Maître Colonna d'Istria soulèvait également une question intéressante : peut-on invoquer la confiance légitime sur la base d'un acte illégal ? Cette interrogation trouve sa réponse dans la jurisprudence constante de la CJUE et dans l'arrêt Unither Industries où le Conseil d'État rappelle implicitement qu'un opérateur économique diligent doit s'assurer de la régularité des aides dont il bénéficie, notamment en vérifiant leur notification et leur approbation par la Commission.

 

Concernant l'invocation de "l'espérance légitime" protégée par la CEDH et son premier protocole additionnel, l'arrêt Unither Industries apporte une clarification importante : le Conseil d'État considère que même si cet argument est recevable sur le fond (contrairement à l'affaire Rapa où il avait été rejeté pour des raisons procédurales), une société ne peut fonder d'espérance légitime sur des assurances erronées données après l'acquisition de l'entreprise bénéficiaire de l'aide.

 

La piste de la responsabilité de l'État évoquée par l'auteur reste intéressante mais n'a pas été abordée dans l'arrêt Unither Industries, bien que la société avait formulé une demande subsidiaire d'indemnisation pour le préjudice subi du fait de l'exécution tardive de la décision de la Commission.

 

La conclusion de l'auteur sur "l'ingérence grandissante de la Commission" et la nécessité que les juridictions se prononcent sur ces moyens reste d'actualité.

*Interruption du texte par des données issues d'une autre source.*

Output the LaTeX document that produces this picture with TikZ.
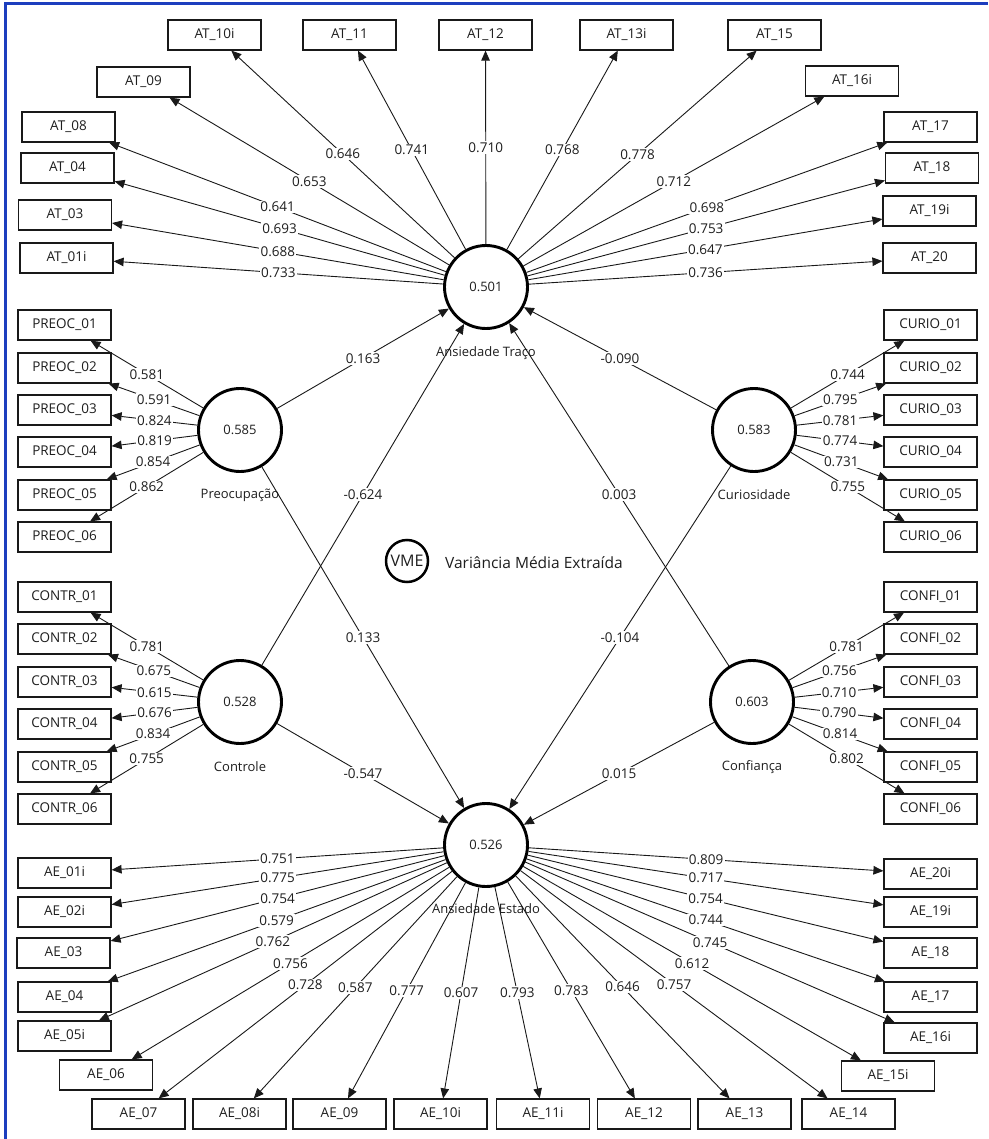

L'arrêt Unither Industries de 2025 montre que neuf ans après l'arrêt Rapa, les juridictions françaises continuent d'appliquer strictement les règles de récupération des aides illégales, privilégiant l'effectivité du droit de l'Union européenne au détriment de la protection des attentes légitimes des contribuables.

 

En définitive, Maître Colonna d'Istria identifiait avec justesse les principales questions juridiques en jeu dans ce type de contentieux, questions qui demeurent largement irrésolues en faveur des contribuables près d'une décennie plus tard, comme le confirme l'arrêt Unither Industries.